We started small, scheduling one afternoon a week for watercolor painting, and I promised to stick with that. For about two months, our weekly rhythm included painting every Friday afternoon, and our painting afternoon was always the most peaceful and pleasant day of the week. Honestly. Once we developed a system for setting up and putting away supplies, the whole process became so easy I wondered why I ever avoided it in the first place.
Our weeks are a little busier now, so we don’t always get to our painting day, but I make sure to keep our schedule clear for painting at least once or twice a month. I’ve also added a drawing lesson to our weeks, and we do a variety of other art projects here and there.
Consider adding one art session each week to your own homeschool schedule. Focus on one of the following activities, or rotate different types of activities each week. Here are some suggestions to get you started:
- Painting – Wet-on-wet watercolor is the classic Waldorf art education choice and one we personally grew to love, because the resulting forms are soft, forcing children to forget about rigid outlines and instead create subtle shapes and forms. Whether you use watercolor, acrylic, or tempura paints, consider beginning young children with just one color at a time, allowing them to play with how the color flows on the page. Then add a second color.
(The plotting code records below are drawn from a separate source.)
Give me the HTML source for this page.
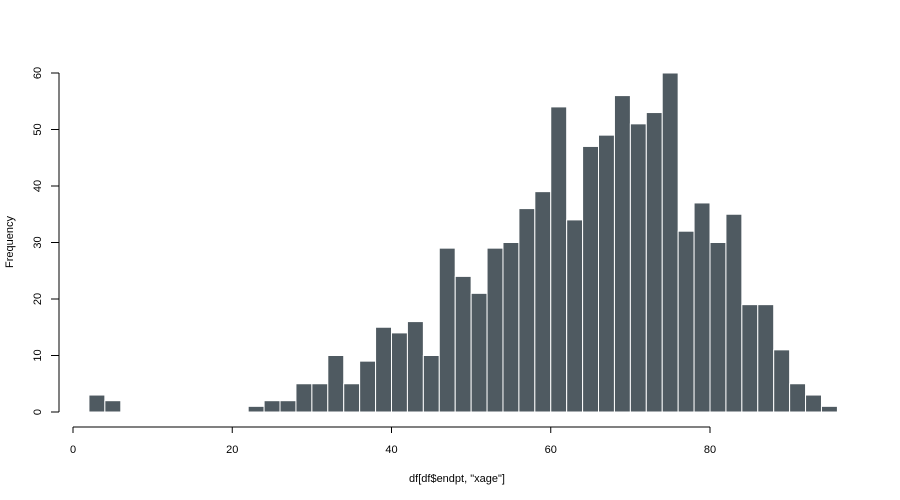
<!DOCTYPE html>
<html><head><meta charset="utf-8"><style>body{margin:0;background:#fff}svg{display:block}text{font-family:"Liberation Sans",sans-serif;font-size:11px;fill:#000}</style></head>
<body>
<svg id="chart" width="900" height="500" viewBox="0 0 900 500">
<g id="bars"></g>
<g id="axes"></g>
<text x="457" y="482" text-anchor="middle">df[df$endpt, "xage"]</text>
<text transform="translate(13,242) rotate(-90)" text-anchor="middle">Frequency</text>
</svg>
<script>
const binStarts=[2,4,6,8,10,12,14,16,18,20,22,24,26,28,30,32,34,36,38,40,42,44,46,48,50,52,54,56,58,60,62,64,66,68,70,72,74,76,78,80,82,84,86,88,90,92,94];
const counts=[3,2,0,0,0,0,0,0,0,0,1,2,2,5,5,10,5,9,15,14,16,10,29,24,21,29,30,36,39,54,34,47,49,56,51,53,60,32,37,30,35,19,19,11,5,3,1];
const binWidth=2;
const xTicks=[0,20,40,60,80];
const yTicks=[0,10,20,30,40,50,60];
const NS="http://www.w3.org/2000/svg";
const x=v=>73+v*(637/80);
const y=v=>412-v*(339/60);
const bars=document.getElementById('bars'),axes=document.getElementById('axes');
function mk(tag,attrs,parent){const e=document.createElementNS(NS,tag);for(const k in attrs)e.setAttribute(k,attrs[k]);parent.appendChild(e);return e;}
binStarts.forEach((b,i)=>{if(counts[i]<=0)return;
const r=mk('rect',{x:x(b),y:y(counts[i]),width:x(b+binWidth)-x(b),height:y(0)-y(counts[i]),fill:'#4f5a61',stroke:'#fff','stroke-width':1},bars);

});
mk('line',{x1:x(0),x2:x(80),y1:427,y2:427,stroke:'#000'},axes);
xTicks.forEach(t=>{mk('line',{x1:x(t),x2:x(t),y1:427,y2:433,stroke:'#000'},axes);
const tx=mk('text',{x:x(t),y:453,'text-anchor':'middle'},axes);tx.textContent=t;

});
mk('line',{x1:59,x2:59,y1:y(0),y2:y(60),stroke:'#000'},axes);
yTicks.forEach(t=>{mk('line',{x1:51,x2:59,y1:y(t),y2:y(t),stroke:'#000'},axes);
const tx=mk('text',{transform:`translate(41,${y(t)}) rotate(-90)`,'text-anchor':'middle'},axes);tx.textContent=t;

});
</script>
</body></html>
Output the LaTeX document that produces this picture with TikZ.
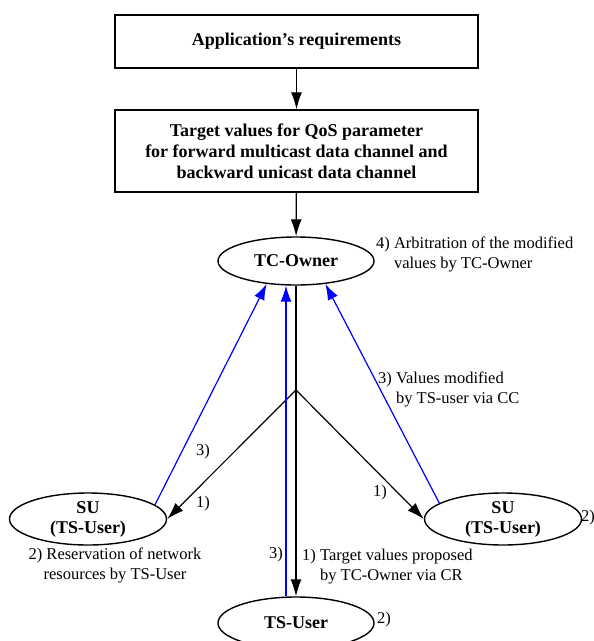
\documentclass[tikz,border=0pt]{standalone}
\usepackage{fontspec}
\setmainfont{Liberation Serif}
\usetikzlibrary{arrows.meta,shapes.geometric}
\tikzset{
  txt/.style={font=\fontsize{16.5pt}{20pt}\selectfont, inner sep=0pt},
  box/.style={draw, line width=1.4pt, minimum width=363pt, font=\fontsize{18pt}{21pt}\selectfont\bfseries, align=center},
  ell/.style={draw, ellipse, line width=1.4pt, inner sep=0pt, font=\fontsize{18pt}{20pt}\selectfont\bfseries, align=center},
  arr/.style={line width=1.2pt, -{Latex[length=17pt,width=11pt]}},
  barr/.style={blue, line width=1.2pt, -{Latex[length=16pt,width=11pt]}}
}
\begin{document}
\begin{tikzpicture}[x=1pt,y=-1pt]
   \useasboundingbox (0,0) rectangle (594,641);
   % boxes on top
   \node [box, minimum height=53pt] (req) at (296.5,41.5) {Application’s requirements};
   \node [box, minimum height=82pt] (target) at (296.5,151) {Target values for QoS parameter\\for forward multicast data channel and\\backward unicast data channel};
   % users
   \node [ell, minimum width=156pt, minimum height=48pt] (owner) at (296,261) {TC-Owner};
   \node [ell, minimum width=157pt, minimum height=52pt] (suL) at (88,519) {SU\\(TS-User)};
   \node [ell, minimum width=157pt, minimum height=52pt] (suR) at (503,519) {SU\\(TS-User)};
   \node [ell, minimum width=156pt, minimum height=52pt] (tsu) at (296,623) {TS-User};
   \coordinate (fork) at (296,390);
   % connectors
   \draw [arr] (req) -- (target);
   \draw [arr] (target) -- (owner);
   \draw [arr] (owner.south) -- (tsu.north);
   \draw [arr] (fork) -- (suL.east);
   \draw [arr] (fork) -- (suR.west);
   \draw [barr] (suL.12) -- (owner.218);
   \draw [barr] (suR.166) -- (owner.322);
   \draw [barr] ([xshift=-10pt]tsu.north) -- ([xshift=-10pt]owner.south);
   % labels
   \node [txt, anchor=west, align=left] (arb) at (376,254.5) {4) Arbitration of the modified\\\phantom{4) }values by TC-Owner};
   \node [txt, anchor=west, align=left] (mod) at (378,389) {3) Values modified\\\phantom{3) }by TS-user via CC};
   \node [txt] (l3a) at (203,452) {3)};
   \node [txt] (l1a) at (203,504) {1)};
   \node [txt] (l1b) at (380,493) {1)};
   \node [txt] (l3b) at (276,555) {3)};
   \node [txt, align=center] (resv) at (115,565) {2) Reservation of network\\resources by TS-User};
   \node [txt, anchor=west, align=left] (prop) at (302,567) {1) Target values proposed\\\phantom{1) }by TC-Owner via CR};
   \node [txt, anchor=west] (l2a) at (581,518) {2)};
   \node [txt, anchor=west] (l2b) at (377,620) {2)};
\end{tikzpicture}
\end{document}
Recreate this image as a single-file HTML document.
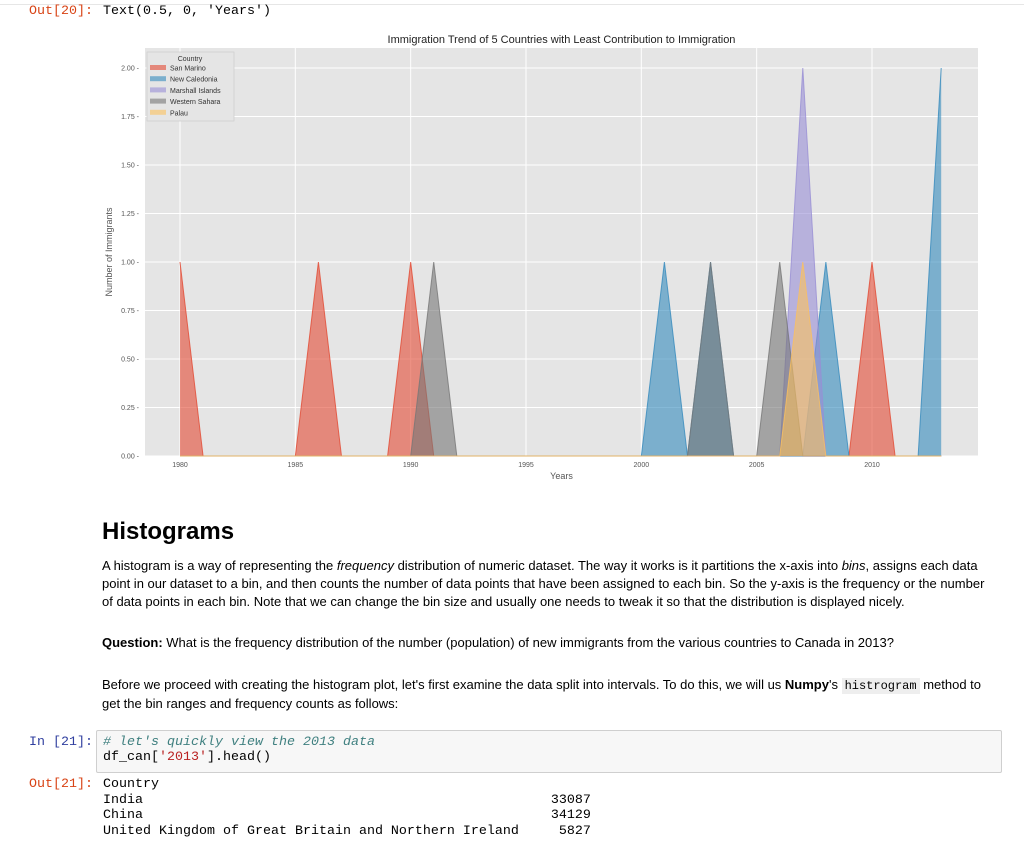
<!DOCTYPE html>
<html><head><meta charset="utf-8"><style>
body{margin:0;width:1024px;height:841px;overflow:hidden;background:#fff;font-family:"Liberation Sans",Arial,sans-serif;position:relative}
.abs{position:absolute}
.mono{font-family:"Liberation Mono",monospace;font-size:13.33px;white-space:pre}
p{margin:0}
.txt{font-size:13px;color:#000;line-height:18px}
code{font-family:"Liberation Mono",monospace;background:#eee;padding:1px 3px;font-size:12px}
</style></head><body>
<div class="abs" style="left:0;top:0;width:1024px;height:4px;border-bottom:1px solid #e6e6e6"></div>
<div class="abs mono" style="left:29px;top:4px;color:#d84315">Out[20]:</div>
<div class="abs mono" style="left:103px;top:4px">Text(0.5, 0, 'Years')</div>
<svg class="abs" style="left:0;top:28px" width="1024" height="470">
<g id="chart"></g>
</svg>
<div class="abs" style="left:102px;top:518px;font-size:24px;font-weight:bold">Histograms</div>
<div class="abs txt" style="left:102px;top:557px;width:895px">A histogram is a way of representing the <i>frequency</i> distribution of numeric dataset. The way it works is it partitions the x-axis into <i>bins</i>, assigns each data point in our dataset to a bin, and then counts the number of data points that have been assigned to each bin. So the y-axis is the frequency or the number of data points in each bin. Note that we can change the bin size and usually one needs to tweak it so that the distribution is displayed nicely.</div>
<div class="abs txt" style="left:102px;top:634px"><b>Question:</b> What is the frequency distribution of the number (population) of new immigrants from the various countries to Canada in 2013?</div>
<div class="abs txt" style="left:102px;top:676px;width:895px">Before we proceed with creating the histogram plot, let's first examine the data split into intervals. To do this, we will us <b>Numpy</b>'s <code>histrogram</code> method to get the bin ranges and frequency counts as follows:</div>
<div class="abs mono" style="left:29px;top:735px;color:#303f9f">In [21]:</div>
<div class="abs" style="left:96px;top:730px;width:904px;height:41px;background:#f7f7f7;border:1px solid #cfcfcf;border-radius:2px"></div>
<div class="abs mono" style="left:103px;top:735px;color:#408080;font-style:italic"># let's quickly view the 2013 data</div>
<div class="abs mono" style="left:103px;top:750px">df_can[<span style="color:#ba2121">'2013'</span>].head()</div>
<div class="abs mono" style="left:29px;top:777px;color:#d84315">Out[21]:</div>
<div class="abs mono" style="left:103px;top:777px;line-height:15.5px">Country
India                                                   33087
China                                                   34129
United Kingdom of Great Britain and Northern Ireland     5827</div>
<script>
const years=[];for(let y=1980;y<=2013;y++)years.push(y);
const sanMarino   =[1,0,0,0,0,0,1,0,0,0,1,0,0,0,0,0,0,0,0,0,0,0,0,0,0,0,0,0,0,0,1,0,0,0];
const newCaledonia=[0,0,0,0,0,0,0,0,0,0,0,0,0,0,0,0,0,0,0,0,0,1,0,1,0,0,0,0,1,0,0,0,0,2];
const marshall    =[0,0,0,0,0,0,0,0,0,0,0,0,0,0,0,0,0,0,0,0,0,0,0,0,0,0,0,2,0,0,0,0,0,0];
const westSahara  =[0,0,0,0,0,0,0,0,0,0,0,1,0,0,0,0,0,0,0,0,0,0,0,1,0,0,1,0,0,0,0,0,0,0];
const palau       =[0,0,0,0,0,0,0,0,0,0,0,0,0,0,0,0,0,0,0,0,0,0,0,0,0,0,0,1,0,0,0,0,0,0];
const seriesNames=["San Marino","New Caledonia","Marshall Islands","Western Sahara","Palau"];
const seriesVals=[sanMarino,newCaledonia,marshall,westSahara,palau];
const colors=["#E24A33","#348ABD","#988ED5","#777777","#FBC15E"];
const xTicks=[1980,1985,1990,1995,2000,2005,2010];
const yTicks=[0,0.25,0.5,0.75,1.0,1.25,1.5,1.75,2.0];
const NS="http://www.w3.org/2000/svg";
const g=document.getElementById('chart');
const L=145,R=978,T=20,B=428;
const xs=y=>180+(y-1980)*(692/30);
const ys=v=>B-v*194;
function el(t,a){const e=document.createElementNS(NS,t);for(const k in a)e.setAttribute(k,a[k]);g.appendChild(e);return e;}
const bg=el('rect',{x:L,y:T,width:R-L,height:B-T,fill:'#E5E5E5'});

yTicks.forEach(v=>{const l=el('line',{x1:L,x2:R,y1:ys(v),y2:ys(v),stroke:'#fff','stroke-width':1});

const t=el('text',{x:L-6,y:ys(v)+2.5,'font-size':7,'text-anchor':'end',fill:'#555'});t.textContent=v.toFixed(2)+' -';
});
xTicks.forEach(v=>{const l=el('line',{x1:xs(v),x2:xs(v),y1:T,y2:B,stroke:'#fff','stroke-width':1});

const t=el('text',{x:xs(v),y:B+11,'font-size':7,'text-anchor':'middle',fill:'#555'});t.textContent=v;
});
seriesVals.forEach((vals,i)=>{let d='M'+xs(years[0])+','+ys(0);
vals.forEach((v,j)=>{d+=' L'+xs(years[j])+','+ys(v);});
d+=' L'+xs(years[years.length-1])+','+ys(0)+' Z';
const p=el('path',{d:d,fill:colors[i],'fill-opacity':0.6,stroke:'none'});

let ld='';vals.forEach((v,j)=>{ld+=(j?' L':'M')+xs(years[j])+','+ys(v);});
const ln=el('path',{d:ld,fill:'none',stroke:colors[i],'stroke-width':1,'stroke-opacity':0.8});
});
const title=el('text',{x:(L+R)/2,y:15,'font-size':11,'text-anchor':'middle',fill:'#222'});title.textContent='Immigration Trend of 5 Countries with Least Contribution to Immigration';

const xl=el('text',{x:(L+R)/2,y:B+23,'font-size':9,'text-anchor':'middle',fill:'#555'});xl.textContent='Years';

const yl=el('text',{x:0,y:0,'font-size':9,'text-anchor':'middle',fill:'#555',transform:'translate(112,'+((T+B)/2)+') rotate(-90)'});yl.textContent='Number of Immigrants';

const lg=el('rect',{x:147,y:24,width:87,height:69,fill:'#E5E5E5',stroke:'#d0d0d0','stroke-width':0.8});

const lt=el('text',{x:190,y:33,'font-size':7,'text-anchor':'middle',fill:'#333'});lt.textContent='Country';

seriesNames.forEach((n,i)=>{const yy=37+i*11.2;
const s=el('rect',{x:150,y:yy,width:16,height:5,fill:colors[i],'fill-opacity':0.6});

const t=el('text',{x:170,y:yy+5.5,'font-size':7,fill:'#333'});t.textContent=n;
});
</script>
</body></html>
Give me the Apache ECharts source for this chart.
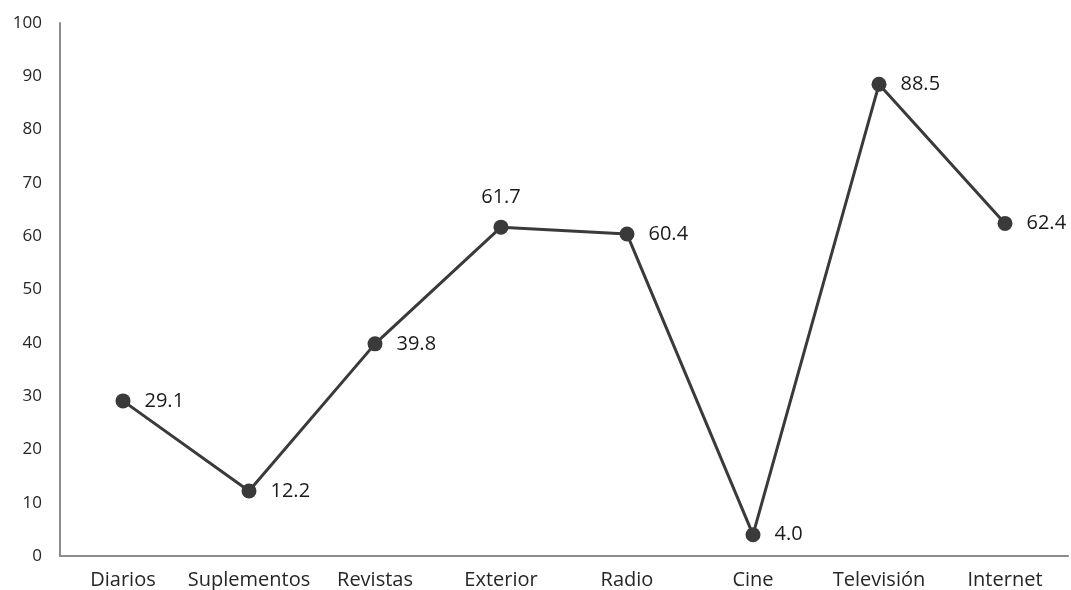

Skip the formal lesson on mixing colors and allow them to experiment on their own.
- Drawing – Regular stick crayons work just fine, but beeswax block crayons are our new favorite art supplies. I have seen the most beautiful drawings created with just the three primary colors, and I am seeing forms and shapes in a whole new way (yes, I’m learning too!) by experimenting with them. Again, consider letting your children experiment with just the three primary colors to see what they can come up with by blending them on the page.
- Sketching – Grab a bag (or make one out of an old pair of pants) and fill it with colored or charcoal pencils, a sketchbook, and maybe a small pair of binoculars. Spend an hour outside sketching the beauty of nature in your own backyard, or take you bags on the road and sketch what you see at a nearby pond, a local park, or anywhere else you can think of.
- Sculpting – Even younger children can create masterpieces with play dough, but don’t leave out your older children. Provide modeling clay or modeling beeswax and see what they come up with. Suggest that maybe they recreate things you’ve been studying (animals, people, or scenes from stories), but do allow them plenty of freedom to enjoy the process and let their creative impulses lead the way.
- Multimedia – Most of us are familiar with the standard collage activity involving scissors, glue, and cut up magazines, but you can go wild with this one. Add paint, drawings, colorful tape, or scrapbooking elements to your creations. Little ones love gluing buttons and feathers or sprinkling glitter to make truly unique works of art.
Above all, join in and have fun! Your children will get much more out of the activity if you all sit down and create together on a regular basis.